- _WHAT IS EXPECTED_
Transcribe each line of the material as it is, and drop any picture.

— Start MATERIAL —

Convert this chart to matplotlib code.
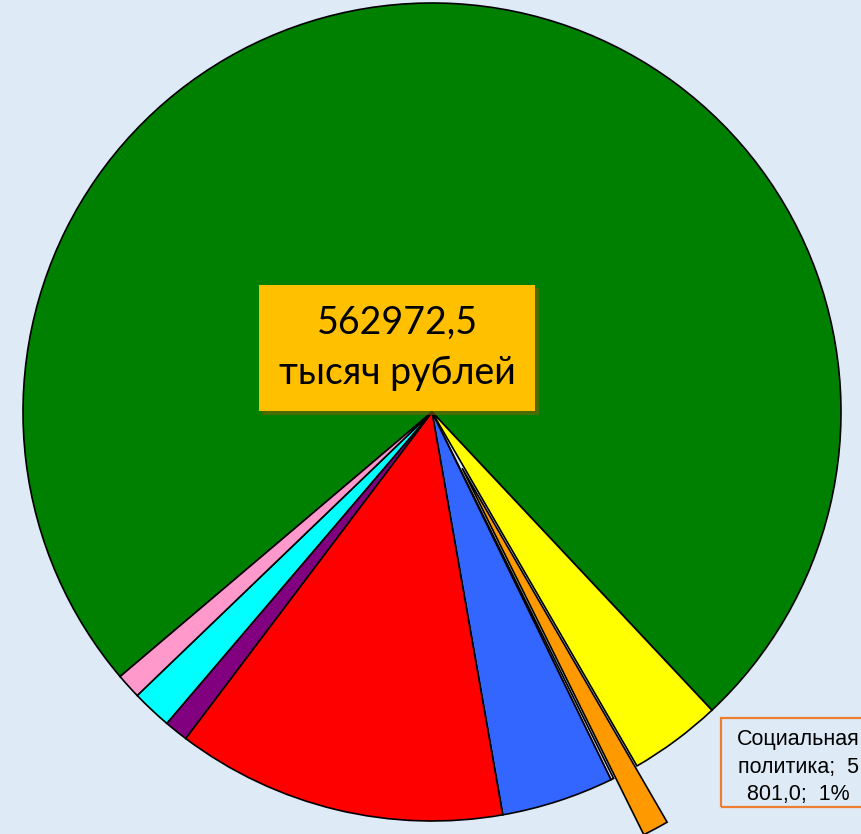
import matplotlib.pyplot as plt
import matplotlib.patheffects as pe
from matplotlib.patches import Rectangle

# budget structure, thousand rubles
total_label = "562972,5\nтысяч рублей"
sections = ["Общегосударственные вопросы", "Национальная экономика", "Социальная политика",
            "Прочие", "ЖКХ", "Образование", "Культура", "Физкультура и спорт", "Другое"]
values = [417721.5, 20500.0, 5801.0, 650.0, 25000.0, 73500.0, 5300.0, 8900.0, 5600.0]
colors = ["#008000", "#FFFF00", "#FF9900", "#CCCCFF", "#3366FF", "#FF0000",
          "#800080", "#00FFFF", "#FF99CC"]
explode = [0, 0, 0.156, 0, 0, 0, 0, 0, 0]

bg = "#DEEBF6"
W, H = 861, 834

fig = plt.figure(figsize=(W / 100, H / 100), dpi=100, facecolor=bg)
ax = fig.add_axes([0, 0, 1, 1])
ax.set_facecolor(bg)

# pie centre at pixel (432, 412), radius 409 px
r_px = 409
cx, cy = 432, 412

ax.pie(values, colors=colors, explode=explode, startangle=220.3,
       counterclock=False, radius=1.0, center=(0, 0), frame=True,
       wedgeprops=dict(edgecolor="black", linewidth=1.2))
ax.set_xlim(-cx / r_px, (W - cx) / r_px)
ax.set_ylim(-(H - cy) / r_px, cy / r_px)
ax.axis("off")

# data label for social policy (runs off the right edge like the original)
pct = round(values[2] / sum(values) * 100)
lbl = "Социальная\nполитика;  5\n801,0;  " + f"{pct}%"
ax.text((798 - cx) / r_px, -(767 - cy) / r_px, lbl, ha="center", va="center",
        fontsize=15.5, family="Liberation Sans", color="black", linespacing=1.4)
fig.patches.append(Rectangle((721 / W, (H - 807) / H), 170 / W, 89 / H,
                             transform=fig.transFigure, facecolor="none",
                             edgecolor="#ED7D31", linewidth=1.6))

# title box in the middle
t = ax.text((397 - cx) / r_px, (cy - 348) / r_px, total_label, ha="center", va="center",
            fontsize=27, family="Lato", color="black", linespacing=1.5,
            bbox=dict(boxstyle="square,pad=0.53", facecolor="#FFC000", edgecolor="none"))
t.get_bbox_patch().set_path_effects([
    pe.SimplePatchShadow(offset=(2.5, -2.5), shadow_rgbFace="#7A6000", alpha=0.6),
    pe.Normal()])

fig.savefig("out.png", dpi=100, facecolor=bg)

— End MATERIAL —

- _CORRECT ANSWER_
Convert this chart to matplotlib code.
import matplotlib.pyplot as plt
import matplotlib.patheffects as pe
from matplotlib.patches import Rectangle

# budget structure, thousand rubles
total_label = "562972,5\nтысяч рублей"
sections = ["Общегосударственные вопросы", "Национальная экономика", "Социальная политика",
            "Прочие", "ЖКХ", "Образование", "Культура", "Физкультура и спорт", "Другое"]
values = [417721.5, 20500.0, 5801.0, 650.0, 25000.0, 73500.0, 5300.0, 8900.0, 5600.0]
colors = ["#008000", "#FFFF00", "#FF9900", "#CCCCFF", "#3366FF", "#FF0000",
          "#800080", "#00FFFF", "#FF99CC"]
explode = [0, 0, 0.156, 0, 0, 0, 0, 0, 0]

bg = "#DEEBF6"
W, H = 861, 834

fig = plt.figure(figsize=(W / 100, H / 100), dpi=100, facecolor=bg)
ax = fig.add_axes([0, 0, 1, 1])
ax.set_facecolor(bg)

# pie centre at pixel (432, 412), radius 409 px
r_px = 409
cx, cy = 432, 412

ax.pie(values, colors=colors, explode=explode, startangle=220.3,
       counterclock=False, radius=1.0, center=(0, 0), frame=True,
       wedgeprops=dict(edgecolor="black", linewidth=1.2))
ax.set_xlim(-cx / r_px, (W - cx) / r_px)
ax.set_ylim(-(H - cy) / r_px, cy / r_px)
ax.axis("off")

# data label for social policy (runs off the right edge like the original)
pct = round(values[2] / sum(values) * 100)
lbl = "Социальная\nполитика;  5\n801,0;  " + f"{pct}%"
ax.text((798 - cx) / r_px, -(767 - cy) / r_px, lbl, ha="center", va="center",
        fontsize=15.5, family="Liberation Sans", color="black", linespacing=1.4)
fig.patches.append(Rectangle((721 / W, (H - 807) / H), 170 / W, 89 / H,
                             transform=fig.transFigure, facecolor="none",
                             edgecolor="#ED7D31", linewidth=1.6))

# title box in the middle
t = ax.text((397 - cx) / r_px, (cy - 348) / r_px, total_label, ha="center", va="center",
            fontsize=27, family="Lato", color="black", linespacing=1.5,
            bbox=dict(boxstyle="square,pad=0.53", facecolor="#FFC000", edgecolor="none"))
t.get_bbox_patch().set_path_effects([
    pe.SimplePatchShadow(offset=(2.5, -2.5), shadow_rgbFace="#7A6000", alpha=0.6),
    pe.Normal()])

fig.savefig("out.png", dpi=100, facecolor=bg)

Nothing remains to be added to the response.